● **Work instructions**: Copy exactly, and only, the lines below from the first through the one containing "(toptxt) at (690,43)", both included; pictures are omitted.

● **Information shown**:
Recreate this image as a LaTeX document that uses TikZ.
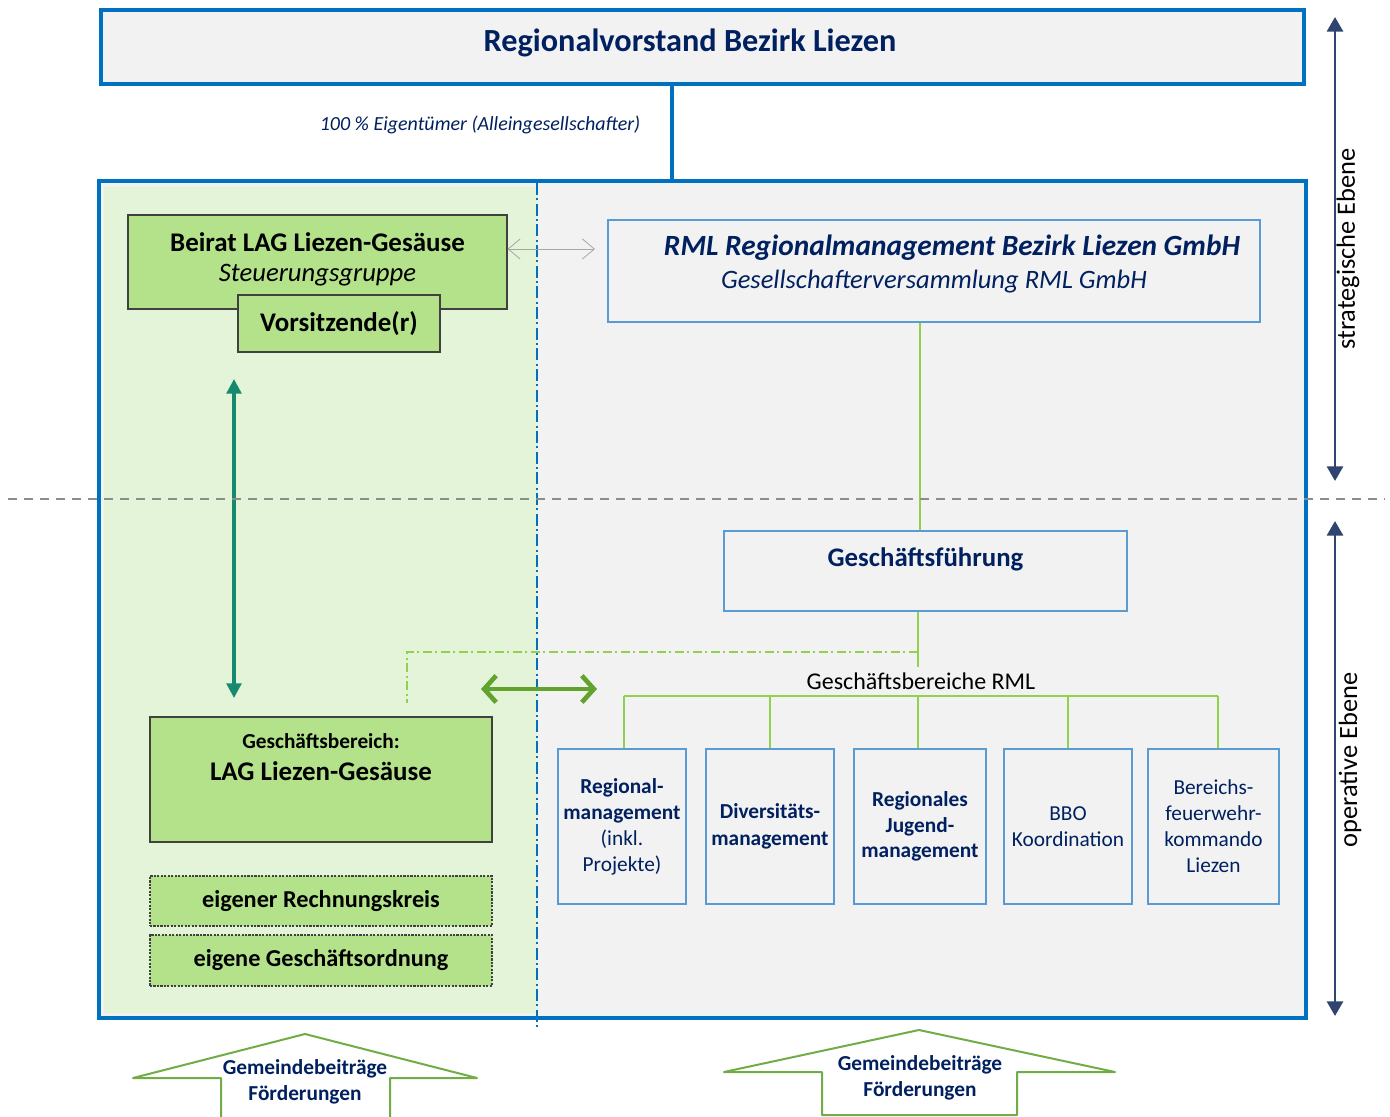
\documentclass[tikz,border=0pt]{standalone}
\usepackage{fontspec}
\setmainfont{Carlito}
\usetikzlibrary{arrows.meta}
\definecolor{bblue}{HTML}{0070C0}
\definecolor{lblue}{HTML}{5B9BD5}
\definecolor{navy}{HTML}{002060}
\definecolor{gfill}{HTML}{B3E28A}
\definecolor{gbg}{HTML}{E3F4D9}
\definecolor{lgreen}{HTML}{92D050}
\definecolor{dgreen}{HTML}{62A32E}
\definecolor{teal}{HTML}{16896F}
\definecolor{navyarrow}{HTML}{2F4470}
\definecolor{garrow}{HTML}{70AD47}
\definecolor{panel}{HTML}{F2F2F2}
\tikzset{
  bigframe/.style={draw=bblue, line width=3pt, fill=panel, inner sep=0pt},
  greenbox/.style={draw=black!75, line width=0.8pt, fill=gfill, inner sep=0pt},
  dotbox/.style={draw=black!75, dash pattern=on 1.6pt off 1pt, line width=0.8pt, fill=gfill, inner sep=0pt},
  bluebox/.style={draw=lblue, line width=0.9pt, fill=panel, inner sep=0pt},
  smallbox/.style={bluebox, minimum height=116.25pt, text=navy, align=center,
     font=\fontsize{16}{19.5}\selectfont},
  glink/.style={draw=lgreen, line width=1.4pt},
  lbl/.style={inner sep=0pt},
}
\begin{document}
\begin{tikzpicture}[x=0.75pt,y=-0.75pt]
\useasboundingbox (0,0) rectangle (1390,1117);
\fill[white] (0,0) rectangle (1390,1117);

% top box
\node[bigframe, minimum width=902.25pt, minimum height=55.5pt] (top) at (702.5,47) {};
\node[lbl, text=navy, font=\fontsize{24.2}{28}\selectfont\bfseries] (toptxt) at (690,43) {Regionalvorstand Bezirk Liezen};

% big frame
\node[bigframe, draw=none, minimum width=902.25pt, minimum height=624.75pt] (frame) at (702.5,599.5) {};
\fill[gbg] (104,187) rectangle (537,1013);
\draw[bblue, line width=3pt] (frame.north west) rectangle (frame.south east);

% ownership line
\coordinate (vx) at (672,0);
\draw[bblue, line width=3pt] (top.south -| vx) -- (frame.north -| vx);
\node[lbl, text=navy, font=\fontsize{15}{18}\selectfont\itshape] (own) at (480,125) {100 \% Eigentümer (Alleingesellschafter)};

% blue dash-dot separator
\coordinate (sepT) at (537,183);
\coordinate (sepB) at (537,1027);
\draw[bblue, line width=1.9pt, dash pattern=on 9pt off 2.5pt on 1.5pt off 2.5pt] (sepT) -- (sepB);

% Beirat
\node[greenbox, minimum width=284.25pt, minimum height=70.5pt] (beirat) at (317.5,262) {};
\node[lbl, font=\fontsize{20.2}{24}\selectfont\bfseries] (beirat1) at (317.5,242) {Beirat LAG Liezen-Gesäuse};
\node[lbl, font=\fontsize{20}{24}\selectfont\itshape] (beirat2) at (317.5,275) {Steuerungsgruppe};
\node[greenbox, minimum width=151.5pt, minimum height=42.75pt, font=\fontsize{20.2}{24}\selectfont\bfseries] (vors) at (339,323.5) {Vorsitzende(r)};

% RML
\node[bluebox, minimum width=489pt, minimum height=76.5pt] (rml) at (934,271) {};
\node[lbl, text=navy, font=\fontsize{22}{26}\selectfont\bfseries\itshape] (rml1) at (952,248) {RML Regionalmanagement Bezirk Liezen GmbH};
\node[lbl, text=navy, font=\fontsize{19.9}{24}\selectfont\itshape] (rml2) at (934,282) {Gesellschafterversammlung RML GmbH};

% gray double arrow
\coordinate (ga) at (595,249);
\draw[black!35, line width=0.6pt, {Straight Barb[length=9pt,width=15pt]}-{Straight Barb[length=9pt,width=15pt]}] (beirat.east |- ga) -- (ga);

% Geschaeftsfuehrung
\node[bluebox, minimum width=302.25pt, minimum height=60pt] (gf) at (925.5,571) {};
\node[lbl, text=navy, font=\fontsize{20.1}{24}\selectfont\bfseries] (gftxt) at (925.5,559) {Geschäftsführung};
\coordinate (gx) at (920,0);
\draw[glink] (rml.south -| gx) -- (gf.north -| gx);

% Geschaeftsbereiche
\node[lbl, font=\fontsize{18}{21}\selectfont] (gbr) at (921,681) {Geschäftsbereiche RML};
\coordinate (gfx) at (918,0);
\coordinate (gbrtop) at (918,667);
\draw[glink] (gf.south -| gfx) -- (gbrtop);

\node[smallbox, minimum width=96pt] (b1) at (622,826.5) {\textbf{Regional-}\\\textbf{management}\\(inkl.\\Projekte)};
\node[smallbox, minimum width=96pt, font=\fontsize{16}{20}\selectfont\bfseries] (b2) at (770,826.5) {Diversitäts-\\management};
\node[smallbox, minimum width=99pt, font=\fontsize{16}{19}\selectfont\bfseries] (b3) at (920,826.5) {Regionales\\Jugend-\\management};
\node[smallbox, minimum width=96pt] (b4) at (1068,826.5) {BBO\\Koordination};
\node[smallbox, minimum width=98.25pt] (b5) at (1213.5,826.5) {Bereichs-\\feuerwehr-\\kommando\\Liezen};

\coordinate (bus) at (0,696);
\coordinate (busL) at (624,0);
\coordinate (busR) at (1218,0);
\draw[glink] (busL |- bus) -- (busR |- bus);
\draw[glink] (b1.north -| busL) -- (busL |- bus);
\draw[glink] (b2.north) -- (b2.north |- bus);
\draw[glink] (b3.north -| gfx) -- (gfx |- bus);
\draw[glink] (b4.north) -- (b4.north |- bus);
\draw[glink] (b5.north -| busR) -- (busR |- bus);

% LAG Geschaeftsbereich
\node[greenbox, minimum width=256.5pt, minimum height=93.75pt] (gb) at (321,779.5) {};
\node[lbl, font=\fontsize{16}{19}\selectfont\bfseries] (gb1) at (321,741) {Geschäftsbereich:};
\node[lbl, font=\fontsize{20.2}{24}\selectfont\bfseries] (gb2) at (321,771) {LAG Liezen-Gesäuse};
\node[dotbox, minimum width=256.5pt, minimum height=37.5pt, font=\fontsize{18.2}{21}\selectfont\bfseries] (rech) at (321,901) {eigener Rechnungskreis};
\node[dotbox, minimum width=256.5pt, minimum height=38.25pt, font=\fontsize{18.2}{21}\selectfont\bfseries] (ord) at (321,960.5) {eigene Geschäftsordnung};

% dash-dot link
\coordinate (dd) at (0,652);
\coordinate (ddend) at (407,703);
\draw[lgreen, line width=1.4pt, dash pattern=on 7pt off 2.5pt on 1.5pt off 2.5pt] (gfx |- dd) -| (ddend);

% green double arrow
\coordinate (gaL) at (481,689);
\coordinate (gaR) at (597,689);
\draw[dgreen, line width=3.5pt, {Straight Barb[length=9pt,width=20pt]}-{Straight Barb[length=9pt,width=20pt]}] (gaL) -- (gaR);

% teal arrow
\coordinate (tT) at (234,379);
\coordinate (tB) at (234,698);
\draw[teal, line width=2.6pt, {Triangle[length=11pt,width=11pt]}-{Triangle[length=11pt,width=11pt]}] (tT) -- (tB);

% level separator
\coordinate (dL) at (8,499);
\coordinate (dR) at (1385,499);
\draw[black!45, line width=1.3pt, dash pattern=on 7pt off 5pt] (dL) -- (dR);

% right level arrows
\coordinate (s1) at (1335,17);
\coordinate (s2) at (1335,481);
\coordinate (o1) at (1335,521);
\coordinate (o2) at (1335,1016);
\draw[navyarrow, line width=2.2pt, {Triangle[length=11pt,width=12pt]}-{Triangle[length=11pt,width=12pt]}] (s1) -- (s2);
\draw[navyarrow, line width=2.2pt, {Triangle[length=11pt,width=12pt]}-{Triangle[length=11pt,width=12pt]}] (o1) -- (o2);
\node[lbl, rotate=90, font=\fontsize{19.8}{23}\selectfont] (strat) at (1348,249) {strategische Ebene};
\node[lbl, rotate=90, font=\fontsize{19.8}{23}\selectfont] (oper) at (1350,760) {operative Ebene};

% bottom block arrows
\draw[garrow, line width=1.5pt, line join=round] (221,1117) -- (221,1078) -- (133,1078) -- (305,1034) -- (477,1078) -- (390,1078) -- (390,1117);
\draw[garrow, line width=1.5pt, line join=round] (822,1115) -- (822,1072) -- (724,1072) -- (919,1030) -- (1115,1072) -- (1017,1072) -- (1017,1115) -- cycle;
\node[lbl, text=navy, font=\fontsize{16}{19.5}\selectfont\bfseries, align=center] (fin1) at (305,1082) {Gemeindebeiträge\\Förderungen};
\node[lbl, text=navy, font=\fontsize{16}{19.5}\selectfont\bfseries, align=center] (fin2) at (920,1078) {Gemeindebeiträge\\Förderungen};
\end{tikzpicture}
\end{document}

● **Answer**:
Recreate this image as a LaTeX document that uses TikZ.
\documentclass[tikz,border=0pt]{standalone}
\usepackage{fontspec}
\setmainfont{Carlito}
\usetikzlibrary{arrows.meta}
\definecolor{bblue}{HTML}{0070C0}
\definecolor{lblue}{HTML}{5B9BD5}
\definecolor{navy}{HTML}{002060}
\definecolor{gfill}{HTML}{B3E28A}
\definecolor{gbg}{HTML}{E3F4D9}
\definecolor{lgreen}{HTML}{92D050}
\definecolor{dgreen}{HTML}{62A32E}
\definecolor{teal}{HTML}{16896F}
\definecolor{navyarrow}{HTML}{2F4470}
\definecolor{garrow}{HTML}{70AD47}
\definecolor{panel}{HTML}{F2F2F2}
\tikzset{
  bigframe/.style={draw=bblue, line width=3pt, fill=panel, inner sep=0pt},
  greenbox/.style={draw=black!75, line width=0.8pt, fill=gfill, inner sep=0pt},
  dotbox/.style={draw=black!75, dash pattern=on 1.6pt off 1pt, line width=0.8pt, fill=gfill, inner sep=0pt},
  bluebox/.style={draw=lblue, line width=0.9pt, fill=panel, inner sep=0pt},
  smallbox/.style={bluebox, minimum height=116.25pt, text=navy, align=center,
     font=\fontsize{16}{19.5}\selectfont},
  glink/.style={draw=lgreen, line width=1.4pt},
  lbl/.style={inner sep=0pt},
}
\begin{document}
\begin{tikzpicture}[x=0.75pt,y=-0.75pt]
\useasboundingbox (0,0) rectangle (1390,1117);
\fill[white] (0,0) rectangle (1390,1117);

% top box
\node[bigframe, minimum width=902.25pt, minimum height=55.5pt] (top) at (702.5,47) {};
\node[lbl, text=navy, font=\fontsize{24.2}{28}\selectfont\bfseries] (toptxt) at (690,43) {Regionalvorstand Bezirk Liezen};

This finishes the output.